What else may be being picked over? For buyout barons and strategics alike, a bargain valuation and a relatively open shareholder register help. A Lex screening produced a long list of companies that could fit the bill. Currys came second on the list overall behind Mobico Group, the bus and coach operator that used to be called National Express and ahead of budget airline Wizz Air.
Starting with the FTSE All-Share index, Lex first excluded banks, funds and companies under £250mn of market capitalisation. We also excluded companies with a free float of less than 75 per cent and those with leverage ratios — net debt to ebitda — of more than three times. This knocked out many potential targets including online fashion group Asos, card retailer Moonpig and furniture group DFS.
Performance is the next piece of the jigsaw.
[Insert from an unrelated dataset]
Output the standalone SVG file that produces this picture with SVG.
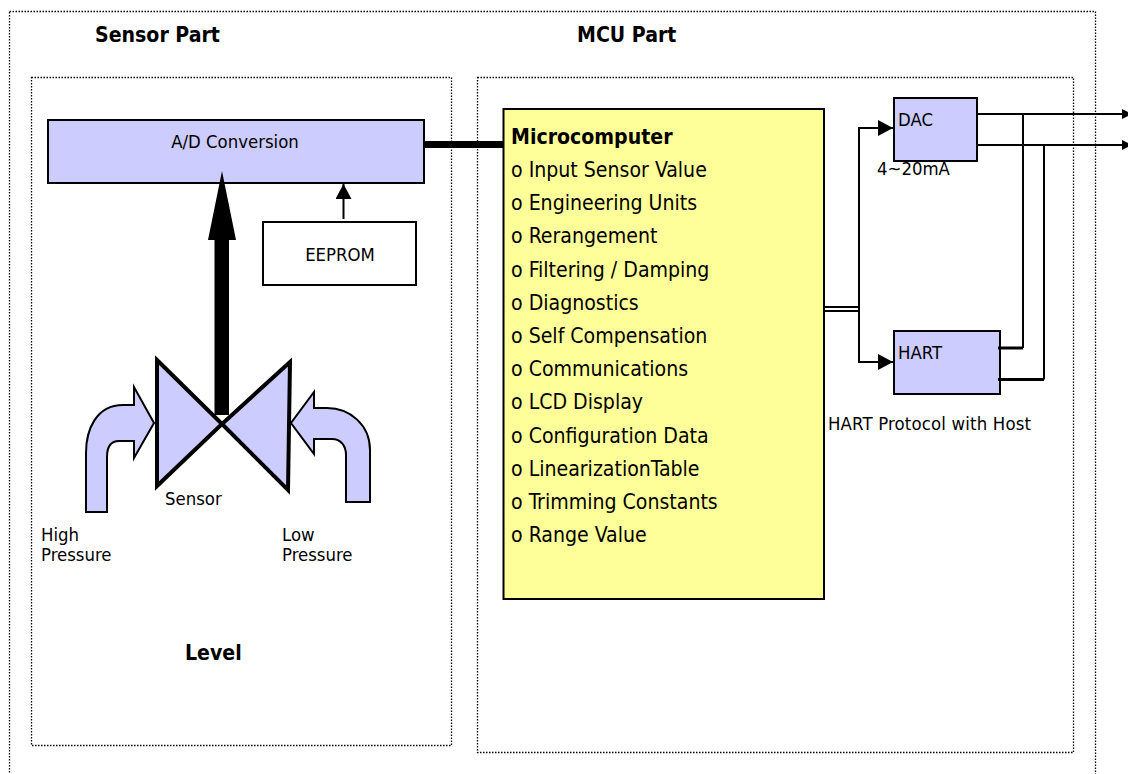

Lex looked at a combination of absolute share price movement and relative change against developed market sectors over the past five years or since listing. Building materials group Marshalls and outsourcer Capita scored worst on this metric.
Then add the UK market discount into the equation. Lex compared forward earnings multiples to relevant developed market sectors. Media groups Future and ITV were two of the cheapest scoring on this metric.
The final metric looked at profitability, which every self-respecting buyer thinks they can transform. This focused on trailing return on equity against that in comparable sectors. Wizz Air, audiovisual manufacturer Videndum and IT services group NCC all recorded poor scores.
Efforts to reform UK pensions, and boost domestic stock market investment, are proceeding slowly. Meanwhile, those running the numbers on pound-shop Britain will still be finding appealing prospects.